Cessario’s actions became public when Gregory Payne, a defense attorney who represents Paris, released a letter in a Dec. 18 court filing in which the U.S. attorney’s office revealed what Cessario had done.

The letter was protected by a court-ordered seal, Brooks ruled the next morning. Payne disagreed, but should have taken the matter to Brooks before making the letter public, he told the judge in a Feb. 15 court order on whether Payne should be punished. Brooks admonished Payne from the bench and dropped the matter.

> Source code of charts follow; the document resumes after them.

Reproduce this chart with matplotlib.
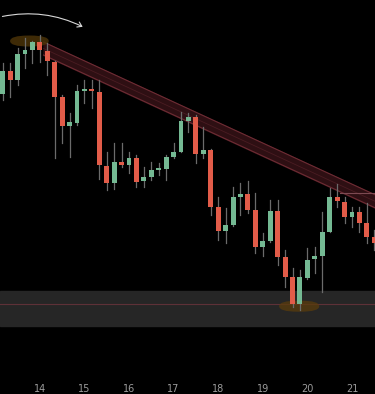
import matplotlib.pyplot as plt
from matplotlib.patches import Rectangle, FancyBboxPatch, FancyArrowPatch
import numpy as np

# 4h candles, prices in arbitrary chart units
opens = [306, 329, 320, 346, 350, 358, 349, 338, 303, 274,
         277, 309, 311, 308, 234, 217, 238, 235, 242, 219,
         223, 230.5, 231, 243, 248, 279, 283, 246, 250, 193,
         169, 175, 203, 206, 190, 153, 159, 189, 143, 123,
         96, 122, 141, 144, 168, 203, 198, 183, 188, 177, 163]
closes = [329, 320, 346, 350, 358, 350, 339, 303, 274, 278,
          309, 311, 309, 235, 217, 238, 235, 242, 218, 223,
          230, 231, 243, 248, 279, 283, 246, 250, 193, 169,
          175, 203, 206, 190, 153, 159, 189, 143, 123, 96,
          123, 140, 144, 168, 203, 199, 183, 188, 177, 163, 157]
highs = [337, 337, 352, 362, 359, 365, 357, 339, 305, 287,
         315, 320, 320, 320, 248, 257, 257, 248, 245, 233,
         238, 237, 245, 257, 288, 287, 285, 273, 251, 203,
         192, 213, 217, 219, 207, 167, 200, 200, 150, 132,
         130, 152, 153, 188, 212, 216, 203, 193, 193, 197, 170]
lows = [300, 303, 315, 332, 337, 338, 325, 242, 257, 243,
        275, 297, 292, 221, 210, 211, 233, 227, 213, 213,
        220, 225, 220, 242, 248, 268, 237, 242, 185, 160,
        157, 174, 185, 187, 147, 144, 158, 135, 113, 93,
        90, 121, 127, 108, 168, 193, 177, 173, 168, 157, 150]

day_labels = ["14", "15", "16", "17", "18", "19", "20", "21"]
day_start = 5
per_day = 6

# descending resistance channel
trend_x = [5.5, 50.5]
trend_top = [358, 204]
channel_width = 13
flip_level = 207
flip_start = 45.4

# support zone
zone_low, zone_high = 74, 109
zone_line = 96

bg = "#000000"
green = "#74b993"
red = "#e25c49"
wick = "#6b6b6b"

fig = plt.figure(figsize=(3.75, 3.94), dpi=100, facecolor=bg)
ax = fig.add_axes([0, 0.04, 1, 0.96])
ax.set_facecolor(bg)

# zone
ax.axhspan(zone_low, zone_high, color="#262626", zorder=0)
ax.axhline(zone_line, color="#5e3138", lw=0.8, zorder=1)

# channel
tx = np.array(trend_x)
tt = np.array(trend_top)
ax.fill_between(tx, tt, tt - channel_width, color="#2e0f13", zorder=1)
ax.plot(tx, tt, color="#6e2c34", lw=0.8, zorder=2)
ax.plot(tx, tt - channel_width, color="#6e2c34", lw=0.8, zorder=2)
ax.plot(tx, tt - channel_width / 2, color="#4a1c22", lw=0.6, zorder=2)
ax.plot([flip_start, 51], [flip_level, flip_level], color="#7d4a52", lw=0.8, zorder=2)

# highlighted swing high / low (behind candles)
ax.add_patch(FancyBboxPatch((1.0, 353.5), 5.2, 11, boxstyle="round,pad=0,rounding_size=2.5",
                            facecolor="#4a3208", edgecolor="none", alpha=0.85,
                            mutation_aspect=2.2, zorder=2.5))
ax.add_patch(FancyBboxPatch((37.2, 88.5), 5.4, 11, boxstyle="round,pad=0,rounding_size=2.5",
                            facecolor="#5a3c0c", edgecolor="none", alpha=0.75,
                            mutation_aspect=2.2, zorder=2.5))

# candles
w = 0.66
for i in range(len(opens)):
    o, c, h, l = opens[i], closes[i], highs[i], lows[i]
    col = green if c >= o else red
    ax.plot([i, i], [l, h], color=wick, lw=0.9, zorder=3)
    bottom = min(o, c)
    height = max(abs(c - o), 1.2)
    ax.add_patch(Rectangle((i - w / 2, bottom), w, height, facecolor=col,
                           edgecolor="none", zorder=4))

# arrow
arr = FancyArrowPatch((-0.4, 383), (11.1, 372), arrowstyle="->,head_length=3,head_width=2",
                      connectionstyle="arc3,rad=-0.18", color="#d8d8d8", lw=0.8, zorder=6)
ax.add_patch(arr)

ax.set_xlim(-0.36, 50.1)
ax.set_ylim(22, 400)
ticks = [day_start + per_day * k for k in range(len(day_labels))]
ax.set_xticks(ticks)
ax.set_xticklabels(day_labels, color="#9c9c9c", fontsize=7)
ax.tick_params(axis="x", length=0, pad=4)
ax.set_yticks([])
for s in ax.spines.values():
    s.set_visible(False)

fig.savefig("out.png", dpi=100, facecolor=bg)
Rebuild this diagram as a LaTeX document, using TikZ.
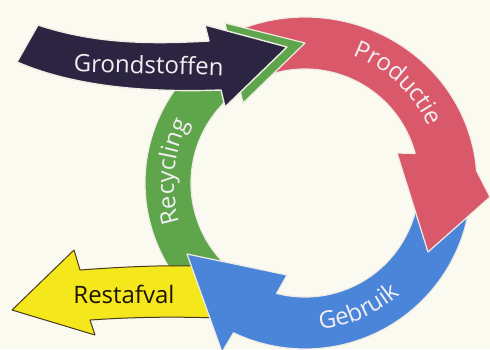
\documentclass[tikz,border=0pt]{standalone}
\usepackage{fontspec}
\newfontfamily\osans{Open Sans}
\usetikzlibrary{calc,decorations.text}
\definecolor{bg}{HTML}{FBFAF0}
\definecolor{cred}{HTML}{D9596B}
\definecolor{cblue}{HTML}{4B85DA}
\definecolor{cgreen}{HTML}{5EA54B}
\definecolor{cnavy}{HTML}{2B2542}
\definecolor{cyel}{HTML}{F4E71C}
\definecolor{cbrown}{HTML}{4A3A1E}
\definecolor{ctext}{HTML}{F2EEF2}
\definecolor{rim}{HTML}{EFEDE3}
\newcommand\arcfont{\osans\fontsize{12}{14}\selectfont\color{ctext}}
\tikzset{
  band/.style={draw=rim, line width=0.6pt, line join=round},
  lbl/.style={font=\osans\fontsize{12}{14}\selectfont, anchor=base, inner sep=0pt},
}
\begin{document}
\begin{tikzpicture}[x=0.5pt,y=-0.5pt]
\path[use as bounding box] (0,0) rectangle (490,349);
\fill[bg] (0,0) rectangle (490,349);
\clip (0,0) rectangle (490,349);
\coordinate (C) at (305,183);
% green (recycling)
\path[band, fill=cgreen] ($(C)+(130:160)$) arc[start angle=130,end angle=241.7,radius=160]
  -- (225,23) -- (305,43) -- (243,103) -- ($(C)+(235.2:114)$)
  arc[start angle=235.2,end angle=130,radius=114] -- cycle;
% yellow (restafval)
\path[fill=cyel, draw=cbrown, line width=0.5pt, line join=round]
  (12,310) -- (74,250) -- (80,270) .. controls (120,267) and (160,265) .. (200,266)
  -- (218,318) .. controls (160,316) and (120,318) .. (90,320) -- (95,335) -- cycle;
% blue (gebruik)
\path[band, fill=cblue] ($(C)+(0:166)$) arc[start angle=0,end angle=115.5,radius=166]
  -- (222,352) -- (187,254) -- (287,275) -- ($(C)+(104.4:114)$)
  arc[start angle=104.4,end angle=0,radius=114] -- cycle;
% red (productie)
\path[band, fill=cred] ($(C)+(248:172 and 166)$) arc[start angle=248,end angle=355.7,x radius=172,y radius=166]
  -- (490,197) -- (428,252) -- (397,153) -- ($(C)+(345:114)$)
  arc[start angle=345,end angle=248,radius=114] -- cycle;
% green head again, above the red tail
\begin{scope}
\clip (150,0) rectangle (320,125);
\path[band, fill=cgreen] ($(C)+(130:160)$) arc[start angle=130,end angle=241.7,radius=160]
  -- (225,23) -- (305,43) -- (243,103) -- ($(C)+(235.2:114)$)
  arc[start angle=235.2,end angle=130,radius=114] -- cycle;
\end{scope}
% navy (grondstoffen)
\path[band, fill=cnavy, line width=0.7pt] (38,25) .. controls (90,42) and (140,45) .. (209,41)
  -- (205,25) -- (287,47) -- (225,107) -- (221,90) .. controls (140,93) and (70,85) .. (17,62) -- cycle;
% labels
\node[lbl, text=ctext, rotate=-1.5] (grond) at (148.5,73.5) {Grondstoffen};
\node[lbl, text=black!85!brown] (rest) at (124,303) {Restafval};
\path[decorate, decoration={text along path, text align=center, text={|\arcfont|Productie}}]
  ($(C)+(278:136)$) arc[start angle=278,end angle=348,radius=136];
\path[decorate, decoration={text along path, text align=center, text={|\arcfont|Recycling}}]
  ($(C)+(150:131)$) arc[start angle=150,end angle=220,radius=131];
\path[decorate, decoration={text along path, text align=center, text={|\arcfont|Gebruik}}]
  ($(C)+(101.8:147)$) arc[start angle=101.8,end angle=31.8,radius=147];
\end{tikzpicture}
\end{document}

The defense has raised Brooks’ own relationship with his former law partner as an issue, court records show. That partner, W.H. Taylor of Fayetteville, represented Woods in 2015 and early 2016 while he was cooperating with the government. Brooks ruled his business relationship with Taylor ended with his appointment as judge on March 7, 2014.

“There is a reason federal judges are appointed for life,” said David Matthews of Lowell, a former state representative and long-time attorney at the same law firm as Weber. “It insulates them from things that could sway them,” such as past business relationships or hopes of future ones, Matthews said. They also don’t need outside resources in the legal community.

“Federal judges don’t have the volume of cases state judges do,” he said. “They have case coordinators and other resources other judges don’t. Law clerks for federal judges, for instance, are skilled attorneys in their own right.”

Woods met with investigators and gave information at least twice, once each in the November and December of 2015. Woods fired Taylor in March 2016, hired Benca and stopped cooperating.

Taylor represented Cessario in the agent’s divorce case that concluded Aug. 15, 2015. Taylor took Woods’ case that October. The defense argued that was a conflict of interest. Brooks ruled otherwise.

BROOKS AND BENCA

Benca’s behavior in court “simply put, is wildly inappropriate and among the rudest that any attorney has ever exhibited before me during my time on the bench” Brooks said in his March 2 order.

“On the record, and with no apology or apparent remorse, counsel for Mr. Woods has used profanity, employed vulgar euphemisms and interrupted the court so many times that I have been compelled to threaten him with sanctions if he would not stop.”

Benca told Brooks in the pre-trial hearing April 4 his behavior was being shown in a half light. He noted in a recent motion Brooks has called his arguments at hearings “disingenuous” or insincere at least six times. Brooks has also used the term “hysterical,” Benca noted.

Brooks warned Benca in a Nov. 30 hearing his request for a delay in the trial at that time looked more like a manipulative strategy than a legitimate request.

“The record is replete of instances where representations made by the government were disingenuous, inaccurate or untrue,” Benca’s Jan. 9 motion says. “Yet it’s Woods, his counsel and co-defendant’s counsel that are being found by this court to be ‘disingenuous’ in it’s request and ‘hysterical’ in his motion practice.”

“It has become clear that the defendants are being held to a different standard than the government.”

Brooks responded, extending a warning to all attorneys in the case his patience for undignified behavior is gone.

“The courthouse is not a locker room,” Brooks warned in the March 2 order. He expressed determination to bring the curtain down on the case’s most flamboyant aspects.

“Regardless of whatever indulgence the court has shown so far, I am firmly resolved that this trial will not be a circus,” his March 2 order says. “The parties in this case have far too much at stake for such nonsense.”

Whatever happens, the trial will share at least one aspect with a circus: The show must go on.